As any fervent Star Wars fan knows, destroying the Death Star didn’t automatically result in peace and justice reigning throughout the galaxy. Even though Brad Parscale’s “Death Star” wasn’t powerful enough to save his job as Trump’s campaign manager, his replacement inherits a formidable digital infrastructure with which Democrats must compete over the remaining 11 weeks of this election.

But a review of the Trump campaign’s advertising over the last two months demonstrates their commitment to the strategies that have enabled the Biden campaign to reach fundraising parity, and open up a small but meaningful polling lead in key states. While the Trump campaign frantically adapts to try to close both gaps, a review of the latest Facebook advertising data showcases how many shortfalls they have to overcome under their new leadership.

Making the campaign a referendum. Presidents win re-election when they successfully define the race as a choice between them and their challenger — and they lose when it becomes a referendum on their performance. Curiously, one thing both campaigns agree on with their digital spend is that the race is all about Donald Trump. It’s no surprise that Joe Biden has spent the majority of his summer talking about Donald Trump, in fact, he’s mentioned him in over 52% of the ad dollars he’s spent on Facebook in swing states since the start of June. What’s curious is that Trump is also devoting an enormous share of his communication in the same manner — he’s spent the same share (52%) of his Facebook advertising dollars talking about himself in those same states. That isn’t to say that Trump isn’t trying to define Biden for his supporters and persuadable voters — about 35% of his swing state ads does mention the former Vice President. But Trump’s team is running a gigantic risk by spending more dollars talking about himself than his opponent to the voters that will decide the election.

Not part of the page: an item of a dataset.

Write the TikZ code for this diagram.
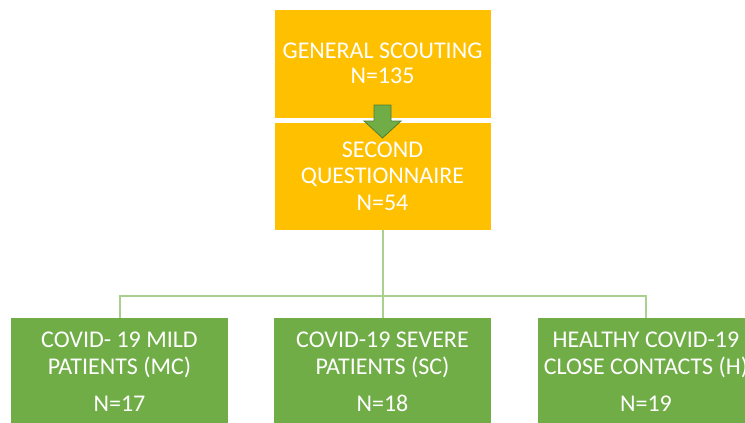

Fixing a sputtering donor machine. The Trump campaign boasted of spending over $500MM thus far this cycle to build a “crown jewel” of 20 million donors that could power them through the general election. Despite these substantial investments, the campaign is still continuing to spend money at a massive clip on voters who don’t live in battleground states, indicating how much anxiety they have about their existing core of donors. Every single week this summer, as Joe Biden rapidly closes the fundraising gap — Trump is still spending upwards of 40% of all of his digital advertising dollars in states that aren’t competitive in the electoral college — just to sustain his existing cash flow.

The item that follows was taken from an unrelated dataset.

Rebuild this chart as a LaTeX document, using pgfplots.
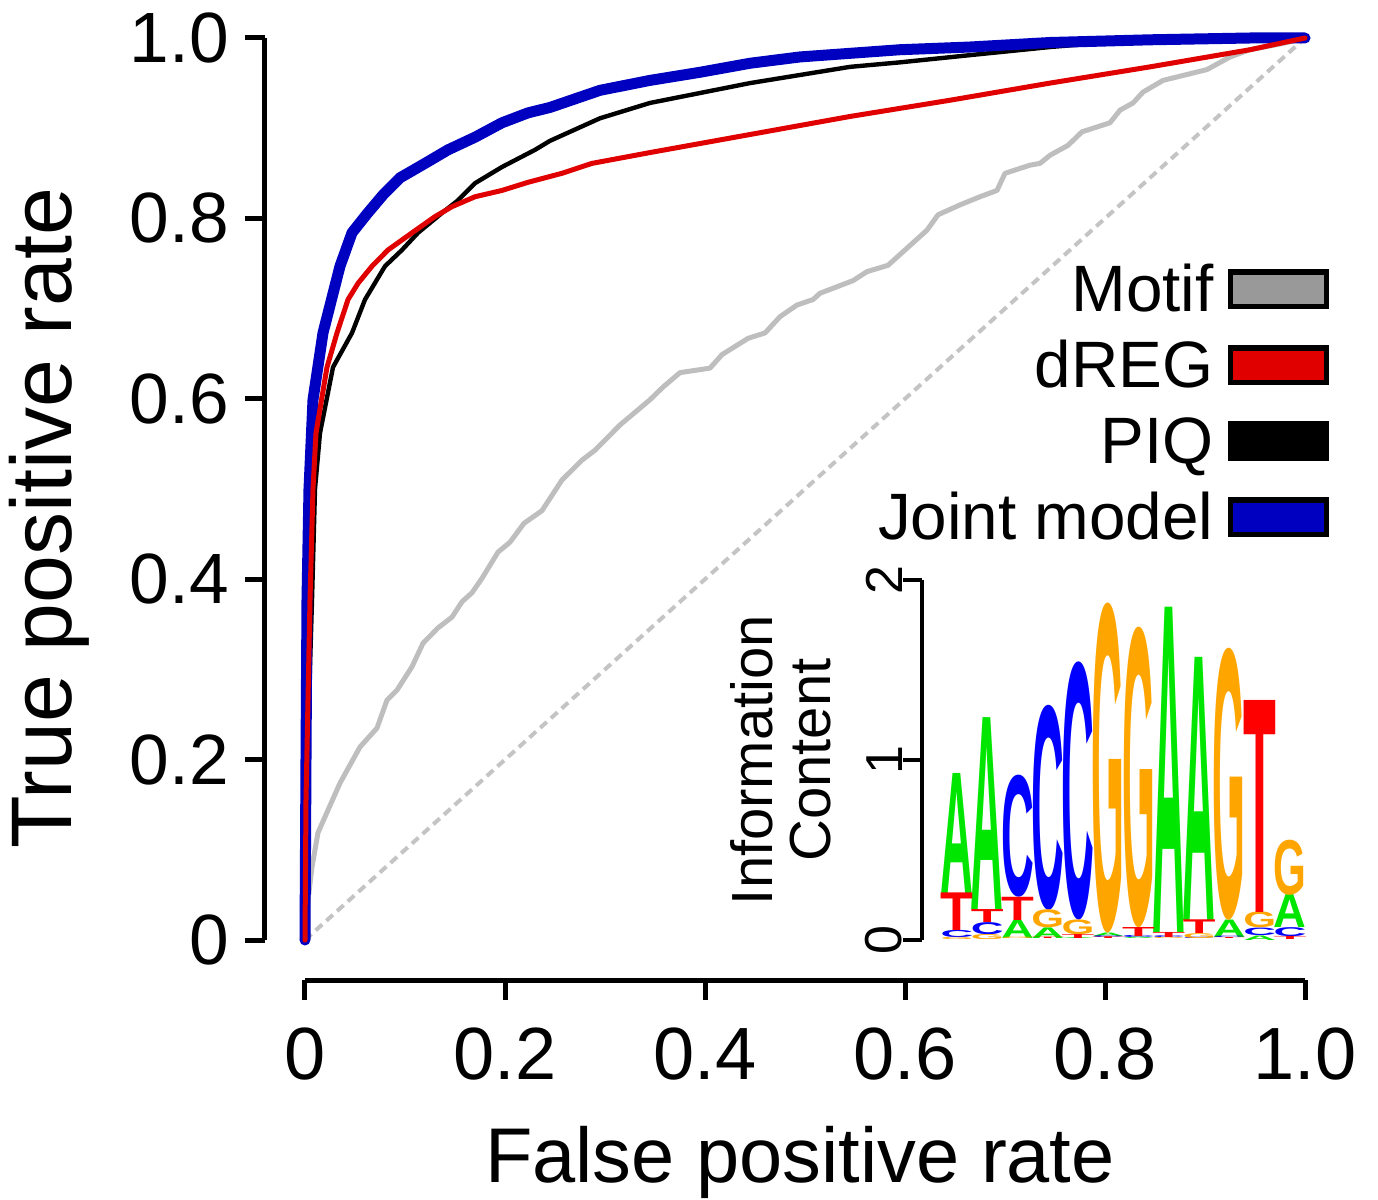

Ignoring senior voters, even as they turn against him. Voters over 65+ are a critical demographic — they comprised 29% of the electorate in 2016 — and their margins of support for Trump have dropped by 14% in the midst of the COVID crisis. But instead of repairing that deficit among seniors, the Trump campaign under-invested in targeting them — spending only 23% of their Facebook advertising dollars in swing states targeting them. Even as seniors have been the age group whose Facebook usage has grown the fastest over the last decade, and as Americans of all ages are consuming more digital content during COVID, the Trump campaign’s pulling back resources towards this vital group is a puzzling response to a marked erosion in public and private polling.

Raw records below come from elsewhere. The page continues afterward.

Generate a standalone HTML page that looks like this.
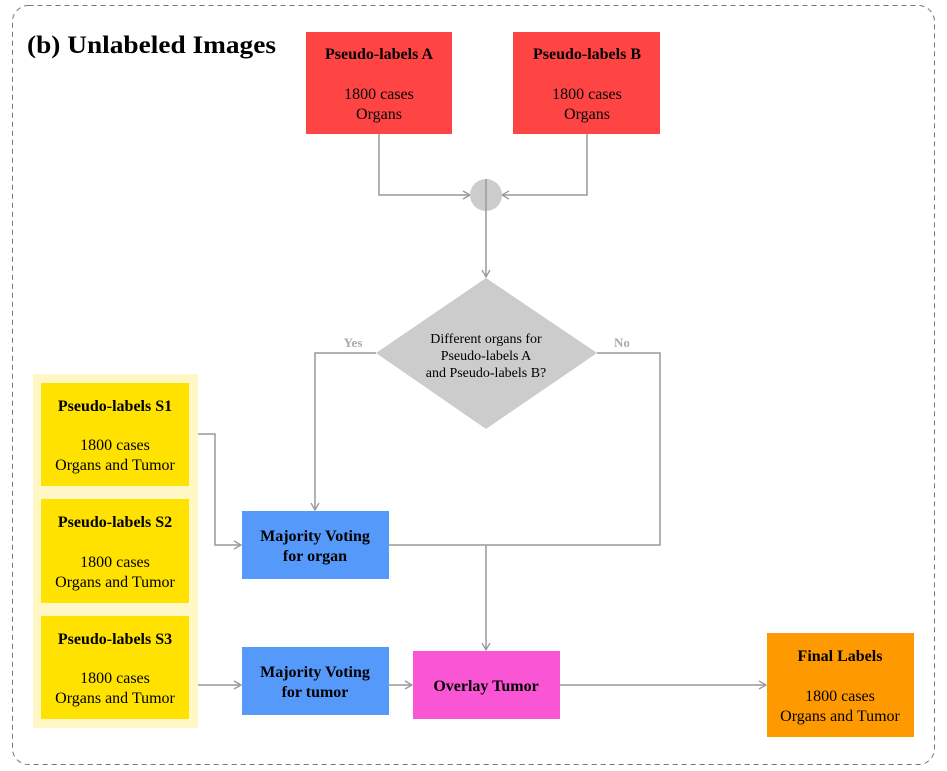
<!DOCTYPE html>
<html><head><meta charset="utf-8"><style>
html,body{margin:0;padding:0;background:#fff;width:947px;height:771px;overflow:hidden}
svg, svg text{font-family:"Liberation Serif","Times New Roman",Times,"Noto Serif CJK SC",serif}
text{fill:#000}
.b{font-weight:bold;font-size:16px}
.n{font-size:16px}
</style></head><body>
<svg width="947" height="771" viewBox="0 0 947 771" xmlns="http://www.w3.org/2000/svg" font-family="'Liberation Serif', 'Times New Roman', Times, 'Noto Serif CJK SC', serif">
<defs><marker id="a" markerWidth="10" markerHeight="10" refX="8" refY="5" orient="auto" markerUnits="userSpaceOnUse"><path d="M1,1 L8,5 L1,9" fill="none" stroke="#999" stroke-width="1.3"/></marker></defs>
<rect x="12.5" y="5.5" width="922" height="759" rx="16" fill="none" stroke="#777" stroke-dasharray="5,4"/>
<text x="27" y="53" style="font-weight:bold;font-size:25px" textLength="249" lengthAdjust="spacingAndGlyphs">(b) Unlabeled Images</text>
<g fill="none" stroke="#999" stroke-width="1.5">
<path d="M379,134 V195 H470" marker-end="url(#a)"/>
<path d="M587,134 V195 H502" marker-end="url(#a)"/>
<path d="M486,195 V277" marker-end="url(#a)"/>
<path d="M376,353 H315 V510" marker-end="url(#a)"/>
<path d="M597,353 H660 V545 H389"/>
<path d="M486,545 V650" marker-end="url(#a)"/>
<path d="M189,434 H215 V545 H241" marker-end="url(#a)"/>
<path d="M198,685 H241" marker-end="url(#a)"/>
<path d="M389,685 H412" marker-end="url(#a)"/>
<path d="M560,685 H766" marker-end="url(#a)"/>
</g>
<circle cx="486" cy="195" r="16" fill="#ccc"/>
<path d="M486,179 V211" stroke="#999" stroke-width="1.5"/>
<rect x="306" y="32" width="146" height="102" fill="#ff4444"/>
<rect x="513" y="32" width="147" height="102" fill="#ff4444"/>
<text class="b" x="379" y="59" text-anchor="middle">Pseudo-labels A</text>
<text class="n" x="379" y="99" text-anchor="middle">1800 cases</text>
<text class="n" x="379" y="119" text-anchor="middle">Organs</text>
<text class="b" x="587" y="59" text-anchor="middle">Pseudo-labels B</text>
<text class="n" x="587" y="99" text-anchor="middle">1800 cases</text>
<text class="n" x="587" y="119" text-anchor="middle">Organs</text>
<path d="M486,278 L597,353 L486,429 L376,353 Z" fill="#cccccc"/>
<text x="486" y="343" text-anchor="middle" style="font-size:14px">Different organs for</text>
<text x="486" y="360" text-anchor="middle" style="font-size:14px">Pseudo-labels A</text>
<text x="486" y="377" text-anchor="middle" style="font-size:14px">and Pseudo-labels B?</text>
<text x="353" y="347" text-anchor="middle" style="font-size:13px;font-weight:bold;fill:#aaa">Yes</text>
<text x="622" y="347" text-anchor="middle" style="font-size:13px;font-weight:bold;fill:#aaa">No</text>
<rect x="33" y="374" width="165" height="354" fill="#fff7c6"/>
<rect x="41" y="383" width="148" height="103" fill="#ffe200"/>
<rect x="41" y="499" width="148" height="104" fill="#ffe200"/>
<rect x="41" y="616" width="148" height="103" fill="#ffe200"/>
<g text-anchor="middle">
<text class="b" x="115" y="411">Pseudo-labels S1</text>
<text class="n" x="115" y="450">1800 cases</text>
<text class="n" x="115" y="470">Organs and Tumor</text>
<text class="b" x="115" y="527">Pseudo-labels S2</text>
<text class="n" x="115" y="567">1800 cases</text>
<text class="n" x="115" y="587">Organs and Tumor</text>
<text class="b" x="115" y="644">Pseudo-labels S3</text>
<text class="n" x="115" y="683">1800 cases</text>
<text class="n" x="115" y="703">Organs and Tumor</text>
</g>
<rect x="242" y="511" width="147" height="68" fill="#5599fa"/>
<rect x="242" y="647" width="147" height="68" fill="#5599fa"/>
<rect x="413" y="651" width="147" height="68" fill="#fa55d5"/>
<rect x="767" y="633" width="147" height="104" fill="#ff9900"/>
<g text-anchor="middle">
<text class="b" x="315" y="541">Majority Voting</text>
<text class="b" x="315" y="561">for organ</text>
<text class="b" x="315" y="677">Majority Voting</text>
<text class="b" x="315" y="697">for tumor</text>
<text class="b" x="486" y="691">Overlay Tumor</text>
<text class="b" x="840" y="661">Final Labels</text>
<text class="n" x="840" y="701">1800 cases</text>
<text class="n" x="840" y="721">Organs and Tumor</text>
</g>
</svg>
</body></html>
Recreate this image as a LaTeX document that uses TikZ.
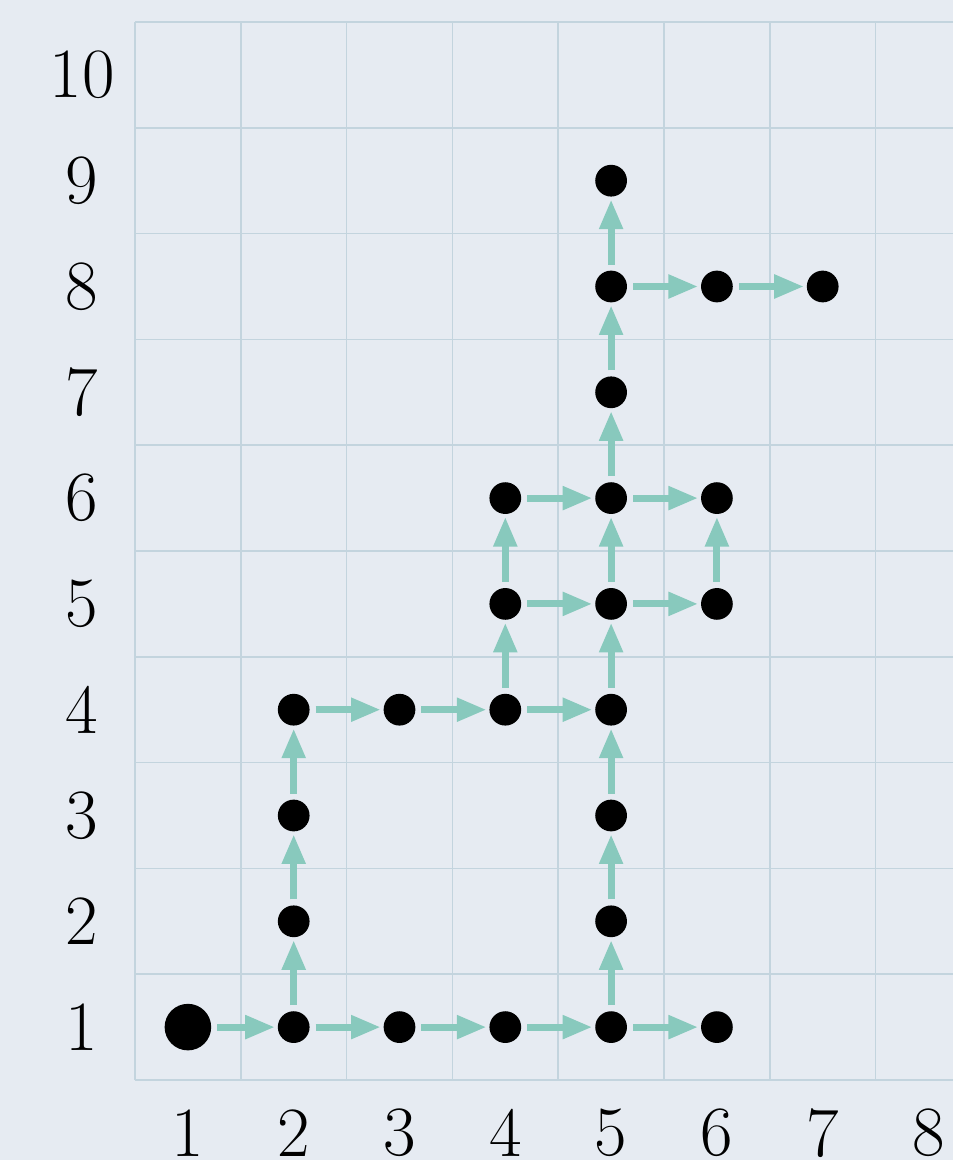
\documentclass[tikz,border=0pt]{standalone}
\usepackage{xcolor}
\usepackage{tikz}
\usetikzlibrary{arrows.meta}
\definecolor{bgcol}{HTML}{E6EBF2}
\definecolor{gridcol}{HTML}{C3D4DE}
\definecolor{movecol}{HTML}{88C9BD}

\begin{document}
\begin{tikzpicture}[>={Triangle[length=8pt,width=6pt]},
    dot/.style={circle, fill=black, inner sep=0pt, minimum size=0.3cm},
    startdot/.style={circle, fill=black, inner sep=0pt, minimum size=0.44cm},
    move/.style={->, movecol, line width=1.9pt, shorten <=0.05cm, shorten >=0.02cm},
    lbl/.style={inner sep=0pt, font=\fontsize{19}{23}\selectfont}]
        \fill[bgcol] (-1.276,-0.756) rectangle (7.73,10.208);
        \useasboundingbox (-1.276,-0.756) rectangle (7.73,10.208);
        \draw[gridcol, line width=0.4pt] (0,0) grid (7.73,10);
        % axis labels
        \foreach \x in {1,...,8}
            \node[lbl] (col\x) at (\x-0.5,-0.5) {\x};
        \foreach \y in {1,...,10}
            \node[lbl] (row\y) at (-0.5,\y-0.5) {\y};
        % visited cells
        \node[startdot] (p-1-1) at (0.5,0.5) {};
        \foreach \x/\y in {2/1, 3/1, 4/1, 5/1, 6/1, 2/2, 2/3, 2/4, 3/4, 4/4, 5/4, 5/2, 5/3,
                           4/5, 5/5, 6/5, 4/6, 5/6, 6/6, 5/7, 5/8, 6/8, 7/8, 5/9}
            \node[dot] (p-\x-\y) at (\x-0.5,\y-0.5) {};
        % moves
        \foreach \a/\b in {1-1/2-1, 2-1/3-1, 3-1/4-1, 4-1/5-1, 5-1/6-1,
                           2-1/2-2, 2-2/2-3, 2-3/2-4, 2-4/3-4, 3-4/4-4, 4-4/5-4,
                           5-1/5-2, 5-2/5-3, 5-3/5-4, 4-4/4-5, 5-4/5-5,
                           4-5/5-5, 5-5/6-5, 4-5/4-6, 5-5/5-6, 6-5/6-6,
                           4-6/5-6, 5-6/6-6, 5-6/5-7, 5-7/5-8, 5-8/5-9,
                           5-8/6-8, 6-8/7-8}
            \draw[move] (p-\a) -- (p-\b);
    \end{tikzpicture}
\end{document}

Speaking to Latinx voters exclusively in English. Earlier this month, we announced a partnership with EquisLabs to track Spanish-language ads as part of the 2020 Campaign Tracker. Since Super Tuesday, spend from major political groups on Spanish-language ads has focused primarily on defining Trump — particularly his failure to address the COVID pandemic and divisive culture.

And so far Trump’s campaign is do little to combat this. In two competitive states, Florida and Arizona, for example, 99.5% of the Trump campaign’s ad dollars are being spent on English ads when more that 20% of residents in both states are Spanish speakers.